Priming the Pump or Tapping the Well

“The 2009 ASCE Report Card for America's Infrastructure, released Jan. 28 with the heading 'Failing Intrastructure Cannot Support a Healthy Economy' ...

by Carlos David Mogollón, Managing Editor

“The 2009 ASCE Report Card for America's Infrastructure, released Jan. 28 with the heading ‘Failing Infrastructure Cannot Support a Healthy Economy,' puts the investment deficit at $2.2 trillion – up from $1.2 trillion in 2005 – and gives the nation's crumbling public works an overall grade of D, with drinking water, wastewater and waterways all rated a D-.” – American Society of Civil Engineers*
(www.asce.org)

A lot of outrage has been expressed recently about some players in our economic crisis that received “bailout” money and whether some of it has gone to fund retreats or sponsor golf outings or for bonuses or pass-throughs to other companies who may already have received TARP or other federal monies.

I'd like to express a little outrage of my own. Mine's directed at an economic stimulus package billed initially as focusing largely on infrastructure investment long underfunded* to put people back to work and how it could balloon to $787 billion – and yet only $7 billion is targeted at water and wastewater projects. That's not even 0.9 of a percent of the entire package.

On the other hand, my outrage gets a little more piqued when an effort to double that amount is turned back by politicians whose sudden flip-flop toward fiscal conservatism now that the party in power has shifted seems a bit contrived. I can't help being more than slightly disappointed.

An interview with Smith & Loveless President Frank Rebori (see “Executive Corner,”) opened my eyes to another issue, too. He notes many “shovel ready” projects being rushed to fruition may likely be based on raw materials cost estimates from last summer that have since dropped 25% or more – meaning the full value of even those limited dollars dedicated to water and wastewater likely will be diminished. Rebori argues municipalities may be able to stretch those dollars further if their contracts took this into account – which often may not be the case.

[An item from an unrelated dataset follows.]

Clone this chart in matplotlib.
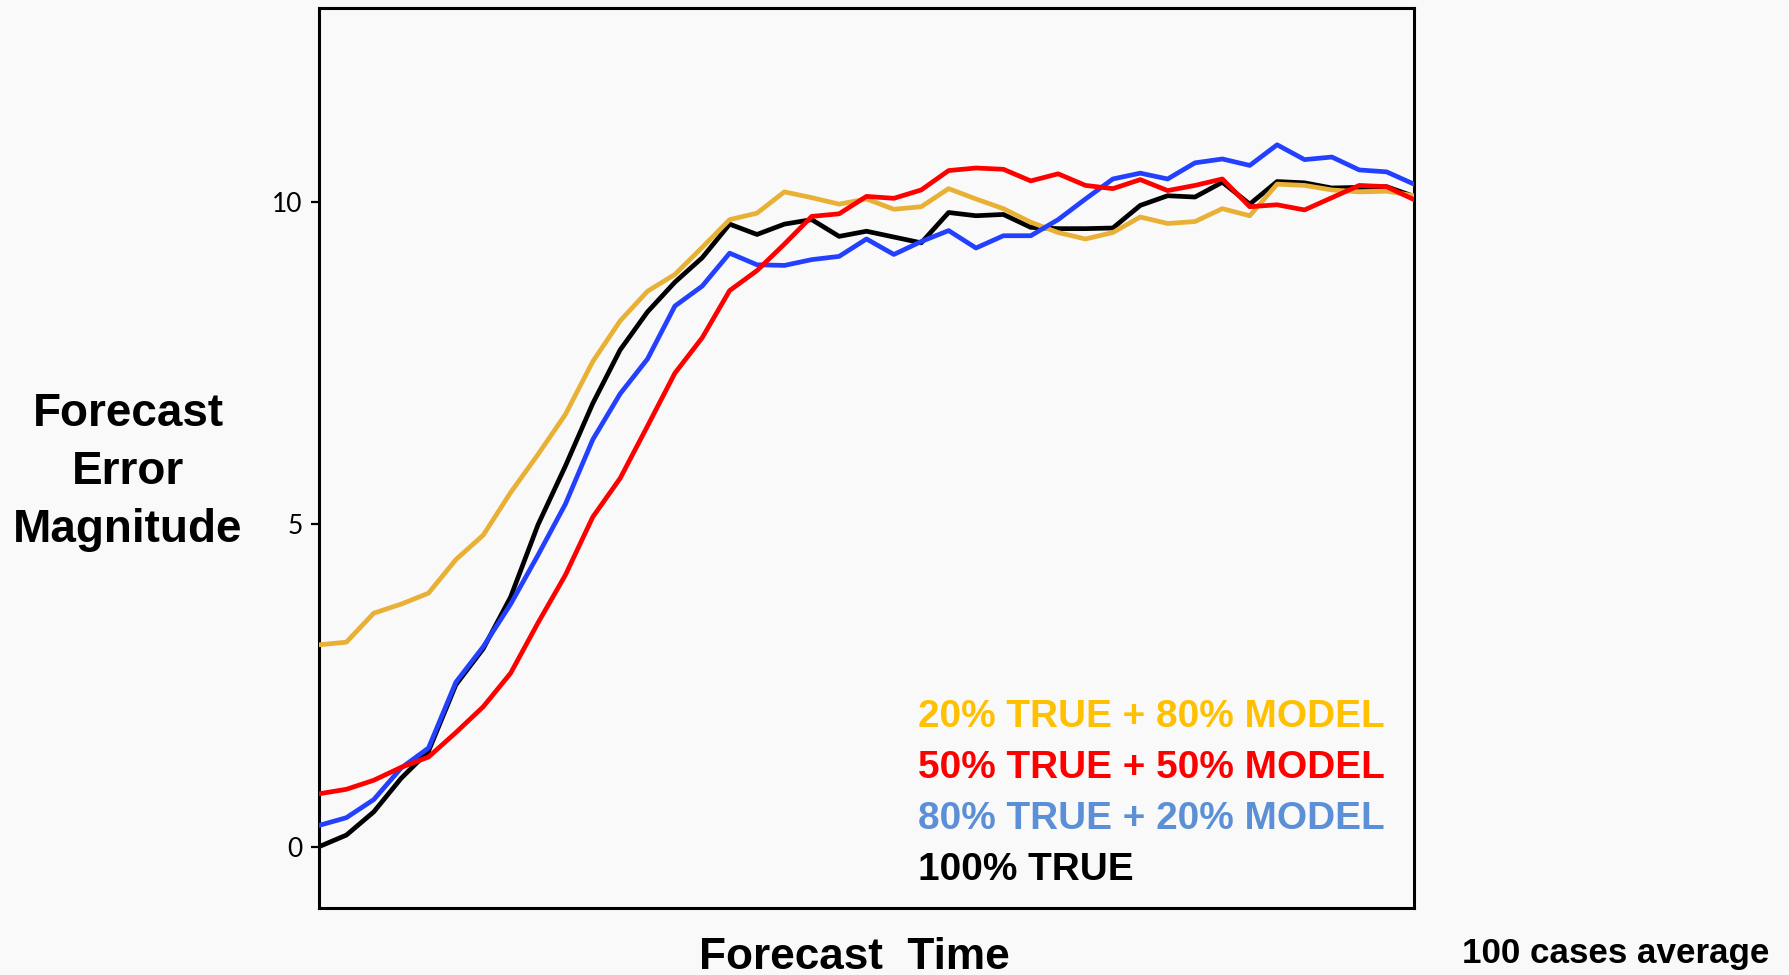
import matplotlib
matplotlib.use("Agg")
import matplotlib.pyplot as plt
import numpy as np

# ── Data (41 forecast steps) ─────────────────────────────────────────────────
steps = np.arange(41)

err_20true = [3.13, 3.17, 3.62, 3.76, 3.93, 4.45, 4.83, 5.49, 6.08, 6.70,
              7.52, 8.15, 8.61, 8.87, 9.29, 9.72, 9.82, 10.15, 10.06, 9.96,
              10.04, 9.88, 9.92, 10.20, 10.04, 9.89, 9.68, 9.52, 9.42, 9.52,
              9.76, 9.66, 9.69, 9.89, 9.78, 10.27, 10.25, 10.18, 10.15, 10.16,
              10.09]
err_50true = [0.82, 0.89, 1.03, 1.23, 1.39, 1.77, 2.17, 2.69, 3.47, 4.21,
              5.11, 5.71, 6.52, 7.34, 7.89, 8.62, 8.93, 9.34, 9.77, 9.81,
              10.08, 10.05, 10.18, 10.48, 10.52, 10.50, 10.32, 10.43, 10.25, 10.20,
              10.34, 10.17, 10.25, 10.35, 9.92, 9.95, 9.87, 10.06, 10.25, 10.23,
              10.03]
err_80true = [0.33, 0.45, 0.73, 1.22, 1.53, 2.55, 3.10, 3.76, 4.52, 5.31,
              6.31, 7.02, 7.56, 8.38, 8.69, 9.20, 9.02, 9.01, 9.10, 9.15,
              9.42, 9.18, 9.38, 9.55, 9.28, 9.47, 9.47, 9.72, 10.04, 10.35,
              10.44, 10.35, 10.60, 10.66, 10.56, 10.88, 10.65, 10.69, 10.49, 10.46,
              10.27]
err_100true = [0.0, 0.18, 0.54, 1.06, 1.48, 2.51, 3.07, 3.87, 4.99, 5.90,
               6.87, 7.70, 8.29, 8.75, 9.13, 9.65, 9.49, 9.65, 9.72, 9.46,
               9.54, 9.45, 9.36, 9.83, 9.78, 9.80, 9.60, 9.58, 9.58, 9.59,
               9.94, 10.09, 10.07, 10.30, 9.96, 10.31, 10.29, 10.21, 10.22, 10.23,
               10.08]

labels = ["20% TRUE + 80% MODEL", "50% TRUE + 50% MODEL",
          "80% TRUE + 20% MODEL", "100% TRUE"]
yticks = [0, 5, 10]

# ── Style ────────────────────────────────────────────────────────────────────
bg = "#f9f9f9"
bold_font = ["Liberation Sans", "DejaVu Sans"]
tick_font = ["Lato", "DejaVu Sans"]

fig = plt.figure(figsize=(17.89, 9.75), dpi=100, facecolor=bg)
ax = fig.add_axes([319 / 1789, 1 - 908 / 975, (1414 - 319) / 1789, 900 / 975])
ax.set_facecolor(bg)

lw = 3.4
ax.plot(steps, err_100true, color="#000000", lw=lw, zorder=2)
ax.plot(steps, err_20true, color="#e8b034", lw=lw, zorder=3)
ax.plot(steps, err_80true, color="#2440ff", lw=lw, zorder=4)
ax.plot(steps, err_50true, color="#ff0000", lw=lw, zorder=5)

ax.set_xlim(0, 40)
ax.set_ylim(-0.95, 13)
ax.set_xticks([])
ax.set_yticks(yticks)
ax.set_yticklabels([str(t) for t in yticks], family=tick_font,
                   fontweight="normal", fontsize=19, color="black")
ax.tick_params(axis="y", length=6, width=1.6, pad=6, direction="out")
for sp in ax.spines.values():
    sp.set_linewidth(2.2)
    sp.set_color("black")

# ── Legend-like coloured labels ──────────────────────────────────────────────
text_colors = ["#ffc000", "#ff0000", "#5b8fd6", "#000000"]
baselines = [727, 778, 829, 880]
for lab, col, yb in zip(labels, text_colors, baselines):
    fig.text(918 / 1789, 1 - yb / 975, lab, color=col, fontsize=27.9,
             fontweight="bold", family=bold_font, ha="left", va="baseline")

# ── Axis titles ──────────────────────────────────────────────────────────────
fig.text(128 / 1789, 1 - 472 / 975, "Forecast\nError\nMagnitude",
         ha="center", va="center", fontsize=33, fontweight="bold",
         family=bold_font, linespacing=1.42)
fig.text(854 / 1789, 1 - 969 / 975, "Forecast  Time", ha="center",
         va="baseline", fontsize=31.8, fontweight="bold", family=bold_font)
fig.text(1616 / 1789, 1 - 963 / 975, "100 cases average", ha="center",
         va="baseline", fontsize=25.2, fontweight="bold", family=bold_font)

fig.savefig("out.png", dpi=100, facecolor=bg)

Perhaps one of the most lasting legacies of the Great Depression were all the public works projects done as part of various programs meant to get people back to work under FDR's New Deal. My grandfather, who died in 2002, was involved in a number of Works Progress Administration projects from Alabama to Alaska. Even today, you can see WPA initials on sidewalks across America. Buildings were built on the Indiana University campus that I attended with incredible murals also funded by the WPA. There were road and bridge projects, too. The Civilian Conservation Corps worked on irrigation, bridges and trails too, helping to recover historic edifices such as Fort Pulaski near Savannah, GA, and Fort Pickens in Pensacola, FL, both places where I've worked. My wife is an editor for the Western National Parks Association and parks nationwide owe a great debt to these programs, including New Mexico's Bandolier National Monument whose visitors center was built by WPA workers. And in Tucson, where I live now, as you hike the Sabino Canyon Recreation Area, you can see bridges with the WPA logo inscribed also.

I recognize that, once a turnaround does occur, an expanding economy will in itself begin to fix a lot of the financial issues we currently face. But I wonder what legacy our generation's efforts to recover from economic turmoil will leave for our grandkids and great-grandkids beyond debt repayment? I'm hoping some of the structural flaws allowed to creep into our economic system in recent decades will be addressed. Beyond that, I'm hoping the water and wastewater needs of our nation are met proactively and sustainably with new ideas that focus on conservation, efficiency and reuse wherever possible.

As such, “Water Reuse” is one of the themes of this issue, and you'll find a couple of articles here that target it, as well as “Pump Optimization” – another theme – including one funneled to us from the Hydraulic Institute. It's also our “Oil & Gas Industry” issue and will benefit from extra distribution at both the OTC show in Houston in May and GO Expo in Calgary in June. On the OTC website, www.otcnet.org, I noticed a new feature, OnePetro, that involves a multi-society library whose collection includes over 10,000 technical papers presented at the conference since 1969. Explore and enjoy.